Fred Gregor soll sich vor den Einsatzkräften auf dem Dachboden hinter Umzugskartons verschanzt haben. "Widersetzt hat er sich den Beamten gegenüber nicht", so Moritz. Noch am Vormittag wurde der Görziger in die Justizvollzugsanstalt Dessau überstellt.

"Das ist eine einzige Ungerechtigkeit", schimpft Susanne Gregor noch Stunden später völlig geschockt, "einen Mann einzusperren, der Vater von fünf kleinen Kindern ist." Am Dienstag erhielt sie vom Amtsgericht Köthen einen Strafbefehl, weil sie Widerstand gegen Polizeibeamte geleistet haben soll. Die hatten seinerzeit ihren Mann bei einem Einsatz im März vergebens im Haus in Görzig gesucht. Die 26-Jährige wollte das damals nicht so einfach hinnehmen, sich "vor den Augen meiner Kinder Handschellen anlegen zu lassen". 800 Euro oder ersatzweise 80 Tage Haft sind ihr angedroht.

Am Mittwoch stand nach der Polizei auch noch der Gerichtsvollzieher vor der Tür, wegen einer Geldforderung in anderer Sache, "als hätten sich alle abgesprochen". Die Sorgen im Haus in der Görziger Lindenstraße wollen nicht enden.

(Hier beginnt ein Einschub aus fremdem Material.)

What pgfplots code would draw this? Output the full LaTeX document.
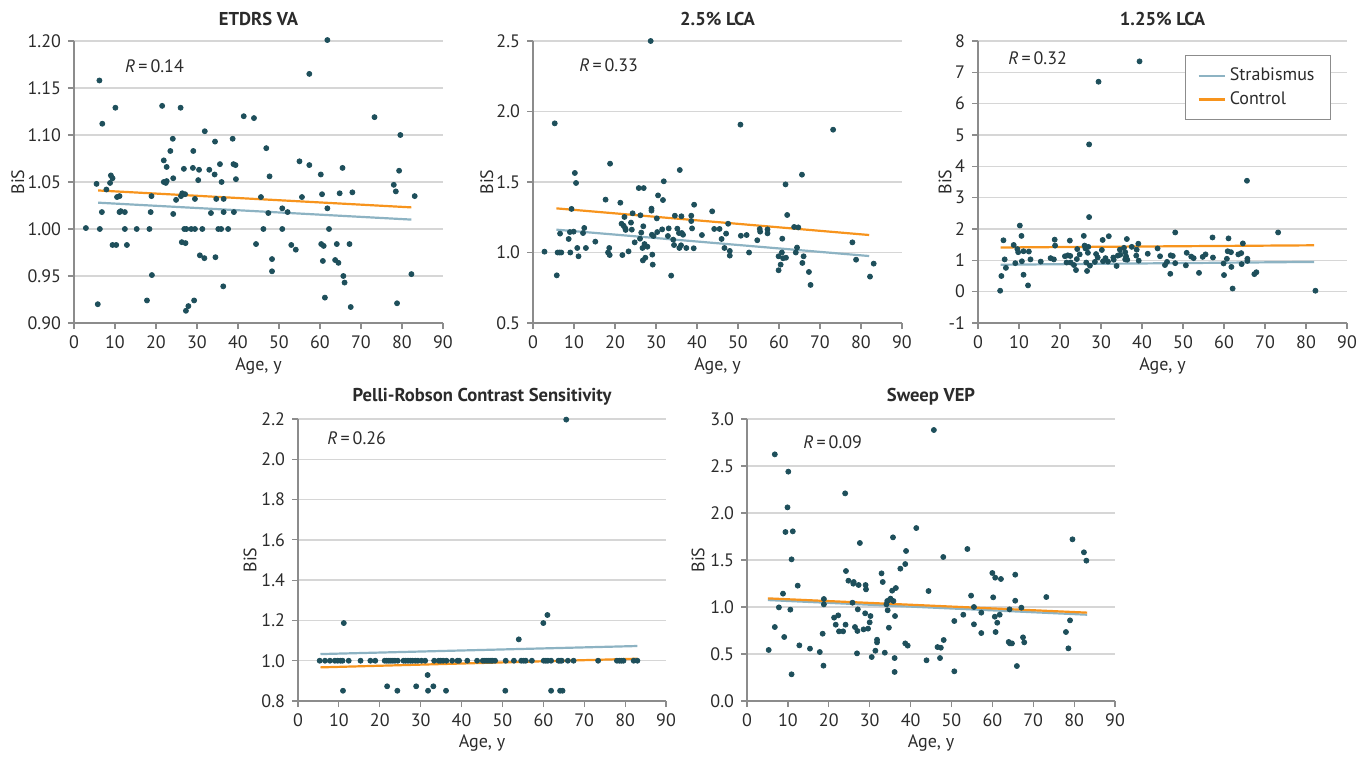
\documentclass[border=0pt]{standalone}
\usepackage{pgfplots}
\pgfplotsset{compat=1.18}
\usepackage{fontspec}
\setmainfont{PT Sans}
\definecolor{dotc}{HTML}{1E4F5B}
\definecolor{strab}{HTML}{8DB3C3}
\definecolor{ctrl}{HTML}{F7941D}
\definecolor{txt}{HTML}{2B2B2B}
\definecolor{axc}{HTML}{8C8C8C}
\tikzset{rlab/.style={anchor=west, text=txt, inner sep=0pt, font=\fontsize{9}{10}\selectfont}}
\pgfplotsset{
  every axis title shift=0pt,
  panel/.style={
    scale only axis, width=184.5pt, height=141pt,
    axis lines=left, axis line style={-, axc, line width=0.6pt},
    xmin=0, xmax=90, xtick={0,10,...,90},
    ymajorgrids, grid style={black!16, line width=0.7pt},
    tick style={axc, line width=0.6pt}, tick align=outside,
    major tick length=3pt,
    xlabel={Age, y}, ylabel={BiS},
    font=\fontsize{9}{10}\selectfont,
    tick label style={font=\fontsize{9}{10}\selectfont, text=txt},
    label style={font=\fontsize{9}{10}\selectfont, text=txt},
    title style={font=\fontsize{9.3}{10}\selectfont\bfseries, text=txt,
      at={(axis description cs:0.5,1.078)}, anchor=center, yshift=0pt},
    xlabel style={at={(axis description cs:0.5,-0.152)}, anchor=center},
    /pgf/number format/assume math mode=true,
    xticklabel style={/pgf/number format/precision=0},
    clip=false,
  },
  ylab/.style={ylabel style={at={(axis description cs:#1,0.5)}, anchor=center}},
  yfmt/.style={yticklabel style={/pgf/number format/fixed, /pgf/number format/fixed zerofill, /pgf/number format/precision=#1}},
  dots/.style={only marks, mark=*, mark size=1.25pt, color=dotc, forget plot},
  sline/.style={no marks, color=strab, line width=1.1pt},
  cline/.style={no marks, color=ctrl, line width=1.1pt},
}
\begin{document}
\begin{tikzpicture}
\useasboundingbox (0,0) rectangle (684pt,378pt);
% ---------------- ETDRS VA
\begin{axis}[panel, at={(37pt,216.5pt)}, anchor=south west, ylab=-0.152,
  title={ETDRS VA}, ymin=0.90, ymax=1.20, ytick={0.90,0.95,...,1.21}, yfmt=2]
\addplot[dots] table {
2.9 1.001
5.5 1.048
5.8 0.920
6.2 1.158
6.3 1.000
6.8 1.018
6.9 1.112
7.9 1.042
8.8 1.049
9.0 1.057
9.4 1.054
9.4 0.983
10.1 1.129
10.3 0.983
10.5 1.034
11.1 1.035
11.1 1.018
11.4 1.019
12.4 1.018
12.4 1.000
12.9 0.983
15.3 1.000
17.8 0.924
18.4 1.000
18.7 1.018
18.9 1.035
19.0 0.951
21.5 1.131
21.9 1.073
21.9 1.050
22.4 1.049
22.6 1.066
22.6 1.051
23.5 1.083
24.1 1.096
24.2 1.016
24.2 1.054
24.9 1.031
26.0 1.129
26.1 1.035
26.3 0.986
26.4 1.038
26.8 1.064
26.9 1.000
27.2 0.985
27.1 1.037
27.3 0.913
27.4 1.000
27.9 0.918
28.6 1.000
29.0 1.065
29.1 1.083
29.3 0.924
29.5 1.000
29.5 1.032
30.3 1.052
30.5 1.063
30.7 0.972
31.3 1.000
31.8 0.969
31.9 1.104
33.0 1.063
33.4 1.017
34.3 1.058
34.4 1.093
34.5 0.970
34.7 1.032
35.2 1.000
35.6 1.069
35.9 1.000
36.0 1.050
36.4 0.939
36.5 1.032
36.5 1.018
37.6 1.000
38.7 1.096
38.9 1.069
39.0 1.018
39.4 1.068
39.5 1.053
41.4 1.120
43.9 1.118
44.4 0.984
45.6 1.034
46.2 1.000
46.9 1.086
47.4 1.017
47.7 1.056
48.3 0.968
48.3 0.955
50.8 1.022
50.8 1.000
52.1 1.018
53.0 0.983
54.1 0.978
55.0 1.072
55.6 1.034
57.4 1.165
57.4 1.068
60.2 1.058
60.3 0.984
60.5 1.037
60.7 0.966
60.9 0.982
61.2 0.927
61.8 1.022
61.8 1.201
62.2 1.000
63.7 0.967
64.1 0.984
64.5 0.964
64.8 1.038
65.5 1.065
65.7 0.950
66.0 0.943
67.2 0.984
67.5 0.917
67.9 1.039
73.3 1.119
78.0 1.047
78.5 1.040
78.8 0.921
79.3 1.062
79.6 1.100
82.3 0.952
83.1 1.035
};
\addplot[sline] coordinates {(5.9,1.028) (82.3,1.010)};
\addplot[cline] coordinates {(5.9,1.041) (82.3,1.023)};
\node[rlab] at (axis cs:12.4,1.173) {\textit{R}\,=\,0.14};
\end{axis}
% ---------------- 2.5% LCA
\begin{axis}[panel, at={(266.5pt,216.5pt)}, anchor=south west, ylab=-0.125,
  title={2.5\% LCA}, ymin=0.5, ymax=2.5, ytick={0.5,1.0,...,2.6}, yfmt=1]
\addplot[dots] table {
2.8 1.006
5.3 1.916
5.8 0.838
6.0 1.000
6.5 1.000
6.9 1.000
6.6 1.134
8.7 1.096
9.0 1.145
9.1 1.000
9.4 1.309
9.9 1.148
10.2 1.564
10.5 1.493
10.8 1.032
11.1 0.973
12.2 1.138
12.5 1.174
12.9 1.032
15.2 1.077
17.7 1.375
18.3 1.000
18.6 1.032
18.7 0.982
18.8 1.630
21.3 1.353
21.6 1.204
21.8 0.982
22.1 1.190
22.3 1.252
22.5 1.171
22.6 1.160
23.3 1.008
23.9 1.212
24.1 1.162
24.3 1.278
24.8 1.072
25.8 1.457
26.1 1.098
26.2 1.264
26.4 1.141
26.7 1.032
26.8 0.944
26.9 1.186
27.0 1.457
27.2 1.060
27.4 0.963
27.9 1.041
28.7 2.500
28.9 1.311
28.9 1.297
29.0 1.126
29.1 0.985
29.2 0.914
29.4 1.117
30.2 1.242
30.3 1.145
30.5 1.405
31.5 1.164
31.7 1.372
31.9 1.505
32.9 1.117
33.1 1.171
33.7 0.836
34.2 1.091
34.4 1.053
34.6 1.261
35.2 1.169
35.6 1.138
35.7 1.032
35.8 1.585
36.1 1.051
36.2 1.257
36.3 1.138
36.6 1.126
37.4 1.032
38.6 1.223
38.6 1.261
38.8 1.171
39.2 1.030
39.3 1.339
41.2 1.124
43.7 1.292
44.2 1.167
45.5 1.167
46.0 1.096
46.7 1.032
47.1 1.134
47.6 1.204
48.0 1.011
48.0 0.978
50.6 1.907
50.7 1.119
52.1 1.124
52.7 1.000
54.7 1.087
55.3 1.167
55.4 1.148
57.2 1.164
57.2 1.136
59.9 0.973
59.9 0.874
60.4 0.914
60.7 1.000
60.8 1.098
61.0 0.959
61.6 1.483
61.7 0.963
62.0 1.266
63.7 1.181
64.1 1.000
64.4 1.035
64.7 1.178
65.6 1.552
65.7 0.926
66.0 0.973
67.3 0.862
67.7 0.770
73.2 1.871
77.9 1.072
78.8 0.949
82.2 0.829
83.1 0.921
};
\addplot[sline] coordinates {(5.7,1.162) (82.0,0.975)};
\addplot[cline] coordinates {(5.7,1.313) (82.0,1.124)};
\node[rlab] at (axis cs:11.2,2.33) {\textit{R}\,=\,0.33};
\end{axis}
% ---------------- 1.25% LCA
\begin{axis}[panel, at={(489pt,216.5pt)}, anchor=south west, ylab=-0.089,
  title={1.25\% LCA}, ymin=-1, ymax=8, ytick={-1,0,...,8},
  yticklabel style={/pgf/number format/precision=0},
  legend style={at={(0.957,0.950)}, anchor=north east, draw=axc,
    line width=0.6pt, fill=white, inner xsep=6pt, inner ysep=4pt,
    font=\fontsize{9}{10}\selectfont, text=txt, row sep=0pt},
  legend cell align=left,
  legend image code/.code={\draw[#1, line width=1.1pt] (0pt,0pt) -- (13pt,0pt);}]
\addplot[dots] table {
5.4 0.03
5.7 0.50
6.2 1.64
6.5 1.03
6.8 0.76
8.7 1.49
9.1 0.91
9.6 1.36
9.8 1.26
10.2 2.11
10.6 1.78
10.7 0.97
11.1 1.29
11.1 0.54
12.2 0.20
12.4 1.28
12.8 1.03
15.3 0.96
17.7 1.07
18.5 1.03
18.7 1.66
18.8 1.47
21.2 1.13
21.6 0.93
21.9 1.16
22.4 1.63
22.5 1.14
22.6 0.93
23.4 0.85
23.9 0.69
24.1 1.04
24.2 1.36
24.8 1.19
25.8 1.78
26.0 1.47
26.2 1.38
26.4 0.93
26.6 0.66
26.8 1.24
26.9 1.43
27.1 2.38
27.1 4.70
27.3 0.83
28.5 0.95
28.8 1.20
29.2 1.09
29.4 6.70
30.2 1.33
30.4 1.65
30.5 0.97
31.1 1.07
31.7 0.96
31.9 1.77
33.0 1.09
33.1 1.02
33.8 0.82
34.1 1.15
34.6 1.34
34.7 1.18
35.6 1.40
35.9 1.26
35.9 1.03
36.1 1.13
36.3 1.68
36.4 1.02
37.5 1.43
38.6 1.15
38.7 1.34
39.1 1.53
39.2 0.99
39.4 7.35
41.4 1.21
43.8 1.38
44.4 1.13
45.6 0.85
46.1 0.95
46.9 0.57
47.0 1.16
47.5 1.14
48.1 1.89
48.1 0.91
50.7 0.84
50.9 1.24
52.0 1.12
52.6 1.07
53.9 0.60
54.8 1.11
55.5 1.19
57.2 1.73
57.3 1.09
59.9 0.90
60.0 0.53
60.7 1.05
60.9 1.29
61.1 1.70
61.7 1.26
61.8 0.79
62.1 0.10
63.5 1.19
64.2 1.23
64.3 0.88
64.6 1.54
65.6 3.54
65.7 1.05
65.7 0.98
67.4 0.56
67.9 0.62
73.2 1.89
82.3 0.03
};
\addplot[sline] coordinates {(5.5,0.86) (82.0,0.95)};
\addlegendentry{Strabismus}
\addplot[cline] coordinates {(5.5,1.41) (82.0,1.48)};
\addlegendentry{Control}
\node[rlab] at (axis cs:7.3,7.46) {\textit{R}\,=\,0.32};
\end{axis}
% ---------------- Pelli-Robson
\begin{axis}[panel, width=184pt, at={(149pt,27.5pt)}, anchor=south west, ylab=-0.130,
  title={Pelli-Robson Contrast Sensitivity}, ymin=0.8, ymax=2.2, ytick={0.8,1.0,...,2.3}, yfmt=1,
  xlabel style={at={(axis description cs:0.5,-0.148)}}]
\addplot[dots] table {
5.3 1.0
6.6 1.0
7.8 1.0
9.0 1.0
9.7 1.0
10.4 1.0
10.9 1.0
12.4 1.0
15.3 1.0
17.7 1.0
18.9 1.0
21.2 1.0
21.7 1.0
22.2 1.0
22.7 1.0
23.2 1.0
23.7 1.0
24.4 1.0
25.8 1.0
26.3 1.0
26.9 1.0
27.5 1.0
28.0 1.0
28.7 1.0
29.3 1.0
30.2 1.0
31.1 1.0
33.3 1.0
34.4 1.0
34.9 1.0
35.5 1.0
36.3 1.0
37.7 1.0
39.0 1.0
39.4 1.0
41.4 1.0
43.8 1.0
45.2 1.0
45.7 1.0
46.2 1.0
46.7 1.0
47.2 1.0
47.6 1.0
48.2 1.0
50.8 1.0
52.8 1.0
54.6 1.0
55.2 1.0
55.7 1.0
57.2 1.0
60.1 1.0
60.6 1.0
61.1 1.0
61.9 1.0
63.7 1.0
64.1 1.0
64.5 1.0
66.0 1.0
67.4 1.0
73.4 1.0
78.0 1.0
78.6 1.0
79.1 1.0
79.6 1.0
82.1 1.0
83.0 1.0
11.0 0.851
11.2 1.187
21.8 0.873
24.3 0.851
28.9 0.873
31.7 0.929
31.8 0.851
33.1 0.873
36.2 0.851
50.7 0.851
54.0 1.106
60.0 1.187
61.0 1.227
61.9 0.851
64.1 0.851
64.7 0.851
65.6 2.197
};
\addplot[sline] coordinates {(5.5,1.033) (83.0,1.073)};
\addplot[cline] coordinates {(5.5,0.967) (83.0,1.010)};
\node[rlab] at (axis cs:7.1,2.106) {\textit{R}\,=\,0.26};
\end{axis}
% ---------------- Sweep VEP
\begin{axis}[panel, width=184pt, at={(373.5pt,27.5pt)}, anchor=south west, ylab=-0.133,
  title={Sweep VEP}, ymin=0, ymax=3, ytick={0,0.5,...,3.1}, yfmt=1,
  xlabel style={at={(axis description cs:0.5,-0.148)}}]
\addplot[dots] table {
5.3 0.543
6.8 2.624
6.8 0.787
7.8 0.996
8.8 1.142
9.1 0.681
9.4 1.798
9.9 2.060
10.1 2.440
10.6 0.972
10.9 1.507
10.9 0.284
11.2 1.805
12.4 1.227
12.8 0.592
15.4 0.557
17.8 0.521
18.5 0.716
18.7 0.376
18.8 1.085
18.8 1.028
21.3 0.887
21.7 0.812
22.3 0.911
22.5 0.741
23.5 0.741
24.0 2.209
24.1 0.812
24.2 1.383
24.8 1.280
25.8 1.046
26.0 1.248
26.1 1.266
26.4 0.787
26.9 0.507
27.0 0.745
27.1 0.975
27.3 1.234
27.6 1.681
28.5 0.762
28.9 0.933
29.0 1.234
29.1 1.188
29.6 0.770
30.0 0.837
30.2 0.904
30.5 0.468
31.4 0.535
31.8 0.652
31.8 0.624
32.9 1.358
33.2 1.266
33.7 0.514
34.1 1.028
34.3 1.064
34.4 0.965
34.7 0.780
34.8 1.074
35.1 1.089
35.5 1.174
35.7 1.741
35.8 1.064
36.1 0.457
36.1 0.309
36.2 0.904
36.4 1.202
37.5 1.408
38.7 1.457
38.7 0.613
38.9 1.596
39.3 0.589
41.4 1.840
43.9 0.433
44.4 1.170
45.7 2.883
46.6 0.574
47.2 0.457
47.4 0.567
48.0 1.532
48.1 0.649
50.7 0.316
50.7 0.851
52.9 0.918
53.9 1.617
54.8 1.121
55.5 1.000
55.5 0.816
57.3 0.940
57.3 0.723
60.0 1.362
60.2 1.103
60.6 0.897
60.7 1.312
60.8 0.734
61.2 0.833
61.8 0.918
62.1 1.298
64.0 0.628
64.2 0.975
64.3 0.613
64.8 0.613
65.6 1.344
65.6 1.067
66.0 0.372
67.1 0.993
67.5 0.677
67.8 0.624
73.2 1.106
78.0 0.734
78.6 0.560
79.0 0.858
79.6 1.720
82.4 1.582
83.0 1.493
};
\addplot[sline] coordinates {(5.1,1.074) (83.2,0.918)};
\addplot[cline] coordinates {(5.1,1.092) (83.2,0.940)};
\node[rlab] at (axis cs:13.7,2.755) {\textit{R}\,=\,0.09};
\end{axis}
\end{tikzpicture}
\end{document}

Es gibt im Wohnzimmer nur einen einzigen optimistischen Hinweis: Dort steht ein Himmelbett bereit für einen neuen Erdenbürger, der in rund vier Wochen erwartet wird. Wie sie das alles ohne Ehemann bewältigen soll, wusste Susanne Gregor am Mittwoch nicht. "Ich brauche Hilfe", fleht sie. Alle Behördenangelegenheiten wachsen ihr über den Kopf. "Haushalt und Kinder schaffe ich alleine."